● **SHORT PROBLEM**: Give the data below again exactly as written, without its pictures.

● **GIVEN INFORMATION**:
============================================================
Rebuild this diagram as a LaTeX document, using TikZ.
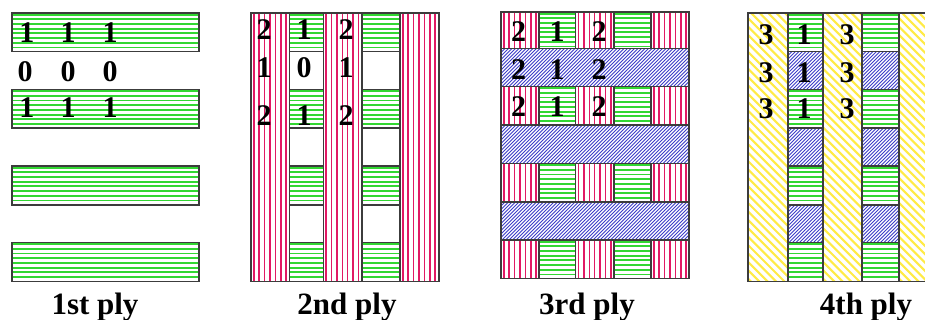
\documentclass[tikz,border=0pt]{standalone}
\usepackage{fontspec}
\setmainfont{Liberation Serif}
\definecolor{grn}{RGB}{50,215,50}
\definecolor{rd}{RGB}{225,25,100}
\definecolor{bl}{RGB}{60,60,200}
\definecolor{yl}{RGB}{255,235,70}
\definecolor{bd}{RGB}{60,60,60}
\tikzset{
 cellborder/.style={draw=bd,line width=1.1pt},
 gline/.style={draw=grn,line width=1.9pt},
 rline/.style={draw=rd,line width=1.5pt},
 bline/.style={draw=bl,line width=0.75pt},
 yline/.style={draw=yl,line width=2.1pt},
 num/.style={font=\fontsize{30}{30}\selectfont\bfseries,anchor=base,inner sep=0pt},
 lab/.style={font=\fontsize{31}{31}\selectfont\bfseries,anchor=base,inner sep=0pt},
}
% cells: #1 left, #2 top, #3 right, #4 bottom
\newcommand\greencell[4]{%
 \begin{scope}\clip (#1,#2) rectangle (#3,#4);
 \foreach \k in {0,...,8} \draw[gline] (#1,{#2+1.6+4.7*\k}) -- (#3,{#2+1.6+4.7*\k});
 \end{scope}
 \draw[cellborder] (#1,#2) rectangle (#3,#4);}
\newcommand\redcell[4]{%
 \begin{scope}\clip (#1,#2) rectangle (#3,#4);
 \foreach \k in {0,...,7} \draw[rline] ({#1+2.8+5.4*\k},#2) -- ({#1+2.8+5.4*\k},#4);
 \end{scope}
 \draw[cellborder] (#1,#2) rectangle (#3,#4);}
\newcommand\bluecell[4]{%
 \begin{scope}\clip (#1,#2) rectangle (#3,#4);
 \foreach \k in {0,...,68} \draw[bline] ({#1-42+3.5*\k},{#4+1}) -- ++(42,-42);
 \end{scope}
 \draw[cellborder] (#1,#2) rectangle (#3,#4);}
\newcommand\yellowcell[4]{%
 \begin{scope}\clip (#1,#2) rectangle (#3,#4);
 \foreach \k in {0,...,44} \draw[yline] ({#1-275+8.4*\k},{#2-1}) -- ++(275,275);
 \end{scope}
 \draw[cellborder] (#1,#2) rectangle (#3,#4);}
\newcommand\whitecell[4]{\draw[cellborder,fill=white] (#1,#2) rectangle (#3,#4);}
\begin{document}
\begin{tikzpicture}[x=1pt,y=-1pt]
\useasboundingbox (0,0) rectangle (925,320);
\fill[white] (0,0) rectangle (925,320);
\begin{scope}
\clip (0,0) rectangle (925,320);
% ---------- 1st ply ----------
\foreach \a/\b in {13/51.5,89.5/128,166/205,242.5/281.5}
  {\greencell{12}{\a}{199}{\b}}
% ---------- 2nd ply ----------
\foreach \l/\r in {251/289.3,323.3/362,400/439}
  {\redcell{\l}{13}{\r}{281.5}}
\foreach \l/\r in {289.3/323.3,362/400}{
  \foreach \a/\b in {13/51.5,89.5/128,166/205,242.5/281.5}
    {\greencell{\l}{\a}{\r}{\b}}
  \foreach \a/\b in {51.5/89.5,128/166,205/242.5}
    {\whitecell{\l}{\a}{\r}{\b}}
}
% ---------- 3rd ply ----------
\foreach \a/\b in {12/48.5,86.5/125,163.5/202,240/278.5}{
  \foreach \l/\r in {501/539,575.7/614,651/689}
    {\redcell{\l}{\a}{\r}{\b}}
  \foreach \l/\r in {539/575.7,614/651}
    {\greencell{\l}{\a}{\r}{\b}}
}
\foreach \a/\b in {48.5/86.5,125/163.5,202/240}
  {\bluecell{501}{\a}{689}{\b}}
% ---------- 4th ply ----------
\foreach \l/\r in {748/788,823/862,899/950}
  {\yellowcell{\l}{13}{\r}{281.5}}
\foreach \l/\r in {788/823,862/899}{
  \foreach \a/\b in {13/51.5,89.5/128,166/205,242.5/281.5}
    {\greencell{\l}{\a}{\r}{\b}}
  \foreach \a/\b in {51.5/89.5,128/166,205/242.5}
    {\bluecell{\l}{\a}{\r}{\b}}
}
\end{scope}
% ---------- numbers ----------
\node[num] (p1a1) at (27,43) {1};
\node[num] (p1a2) at (68,43) {1};
\node[num] (p1a3) at (110,43) {1};
\node[num] (p1b1) at (25,82) {0};
\node[num] (p1b2) at (68,82) {0};
\node[num] (p1b3) at (110,82) {0};
\node[num] (p1c1) at (27,118) {1};
\node[num] (p1c2) at (68,118) {1};
\node[num] (p1c3) at (110,118) {1};
\node[num] (p2a1) at (264,40) {2};
\node[num] (p2a2) at (304,40) {1};
\node[num] (p2a3) at (346,40) {2};
\node[num] (p2b1) at (264,78) {1};
\node[num] (p2b2) at (304,78) {0};
\node[num] (p2b3) at (346,78) {1};
\node[num] (p2c1) at (264,126) {2};
\node[num] (p2c2) at (304,126) {1};
\node[num] (p2c3) at (346,126) {2};
\foreach \y/\n in {42/a,80/b,117/c}{
  \node[num] (p3\n1) at (518.5,\y) {2};
  \node[num] (p3\n2) at (557,\y) {1};
  \node[num] (p3\n3) at (599,\y) {2};
}
\foreach \y/\n in {45/a,83/b,119/c}{
  \node[num] (p4\n1) at (766,\y) {3};
  \node[num] (p4\n2) at (804,\y) {1};
  \node[num] (p4\n3) at (847,\y) {3};
}
% ---------- labels ----------
\node[lab] (l1) at (95,314) {1st ply};
\node[lab] (l2) at (347,314) {2nd ply};
\node[lab] (l3) at (587,314) {3rd ply};
\node[lab] (l4) at (866,314) {4th ply};
\end{tikzpicture}
\end{document}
============================================================
● **SOLUTION FOR THIS PROBLEM**:
Rebuild this diagram as a LaTeX document, using TikZ.
\documentclass[tikz,border=0pt]{standalone}
\usepackage{fontspec}
\setmainfont{Liberation Serif}
\definecolor{grn}{RGB}{50,215,50}
\definecolor{rd}{RGB}{225,25,100}
\definecolor{bl}{RGB}{60,60,200}
\definecolor{yl}{RGB}{255,235,70}
\definecolor{bd}{RGB}{60,60,60}
\tikzset{
 cellborder/.style={draw=bd,line width=1.1pt},
 gline/.style={draw=grn,line width=1.9pt},
 rline/.style={draw=rd,line width=1.5pt},
 bline/.style={draw=bl,line width=0.75pt},
 yline/.style={draw=yl,line width=2.1pt},
 num/.style={font=\fontsize{30}{30}\selectfont\bfseries,anchor=base,inner sep=0pt},
 lab/.style={font=\fontsize{31}{31}\selectfont\bfseries,anchor=base,inner sep=0pt},
}
% cells: #1 left, #2 top, #3 right, #4 bottom
\newcommand\greencell[4]{%
 \begin{scope}\clip (#1,#2) rectangle (#3,#4);
 \foreach \k in {0,...,8} \draw[gline] (#1,{#2+1.6+4.7*\k}) -- (#3,{#2+1.6+4.7*\k});
 \end{scope}
 \draw[cellborder] (#1,#2) rectangle (#3,#4);}
\newcommand\redcell[4]{%
 \begin{scope}\clip (#1,#2) rectangle (#3,#4);
 \foreach \k in {0,...,7} \draw[rline] ({#1+2.8+5.4*\k},#2) -- ({#1+2.8+5.4*\k},#4);
 \end{scope}
 \draw[cellborder] (#1,#2) rectangle (#3,#4);}
\newcommand\bluecell[4]{%
 \begin{scope}\clip (#1,#2) rectangle (#3,#4);
 \foreach \k in {0,...,68} \draw[bline] ({#1-42+3.5*\k},{#4+1}) -- ++(42,-42);
 \end{scope}
 \draw[cellborder] (#1,#2) rectangle (#3,#4);}
\newcommand\yellowcell[4]{%
 \begin{scope}\clip (#1,#2) rectangle (#3,#4);
 \foreach \k in {0,...,44} \draw[yline] ({#1-275+8.4*\k},{#2-1}) -- ++(275,275);
 \end{scope}
 \draw[cellborder] (#1,#2) rectangle (#3,#4);}
\newcommand\whitecell[4]{\draw[cellborder,fill=white] (#1,#2) rectangle (#3,#4);}
\begin{document}
\begin{tikzpicture}[x=1pt,y=-1pt]
\useasboundingbox (0,0) rectangle (925,320);
\fill[white] (0,0) rectangle (925,320);
\begin{scope}
\clip (0,0) rectangle (925,320);
% ---------- 1st ply ----------
\foreach \a/\b in {13/51.5,89.5/128,166/205,242.5/281.5}
  {\greencell{12}{\a}{199}{\b}}
% ---------- 2nd ply ----------
\foreach \l/\r in {251/289.3,323.3/362,400/439}
  {\redcell{\l}{13}{\r}{281.5}}
\foreach \l/\r in {289.3/323.3,362/400}{
  \foreach \a/\b in {13/51.5,89.5/128,166/205,242.5/281.5}
    {\greencell{\l}{\a}{\r}{\b}}
  \foreach \a/\b in {51.5/89.5,128/166,205/242.5}
    {\whitecell{\l}{\a}{\r}{\b}}
}
% ---------- 3rd ply ----------
\foreach \a/\b in {12/48.5,86.5/125,163.5/202,240/278.5}{
  \foreach \l/\r in {501/539,575.7/614,651/689}
    {\redcell{\l}{\a}{\r}{\b}}
  \foreach \l/\r in {539/575.7,614/651}
    {\greencell{\l}{\a}{\r}{\b}}
}
\foreach \a/\b in {48.5/86.5,125/163.5,202/240}
  {\bluecell{501}{\a}{689}{\b}}
% ---------- 4th ply ----------
\foreach \l/\r in {748/788,823/862,899/950}
  {\yellowcell{\l}{13}{\r}{281.5}}
\foreach \l/\r in {788/823,862/899}{
  \foreach \a/\b in {13/51.5,89.5/128,166/205,242.5/281.5}
    {\greencell{\l}{\a}{\r}{\b}}
  \foreach \a/\b in {51.5/89.5,128/166,205/242.5}
    {\bluecell{\l}{\a}{\r}{\b}}
}
\end{scope}
% ---------- numbers ----------
\node[num] (p1a1) at (27,43) {1};
\node[num] (p1a2) at (68,43) {1};
\node[num] (p1a3) at (110,43) {1};
\node[num] (p1b1) at (25,82) {0};
\node[num] (p1b2) at (68,82) {0};
\node[num] (p1b3) at (110,82) {0};
\node[num] (p1c1) at (27,118) {1};
\node[num] (p1c2) at (68,118) {1};
\node[num] (p1c3) at (110,118) {1};
\node[num] (p2a1) at (264,40) {2};
\node[num] (p2a2) at (304,40) {1};
\node[num] (p2a3) at (346,40) {2};
\node[num] (p2b1) at (264,78) {1};
\node[num] (p2b2) at (304,78) {0};
\node[num] (p2b3) at (346,78) {1};
\node[num] (p2c1) at (264,126) {2};
\node[num] (p2c2) at (304,126) {1};
\node[num] (p2c3) at (346,126) {2};
\foreach \y/\n in {42/a,80/b,117/c}{
  \node[num] (p3\n1) at (518.5,\y) {2};
  \node[num] (p3\n2) at (557,\y) {1};
  \node[num] (p3\n3) at (599,\y) {2};
}
\foreach \y/\n in {45/a,83/b,119/c}{
  \node[num] (p4\n1) at (766,\y) {3};
  \node[num] (p4\n2) at (804,\y) {1};
  \node[num] (p4\n3) at (847,\y) {3};
}
% ---------- labels ----------
\node[lab] (l1) at (95,314) {1st ply};
\node[lab] (l2) at (347,314) {2nd ply};
\node[lab] (l3) at (587,314) {3rd ply};
\node[lab] (l4) at (866,314) {4th ply};
\end{tikzpicture}
\end{document}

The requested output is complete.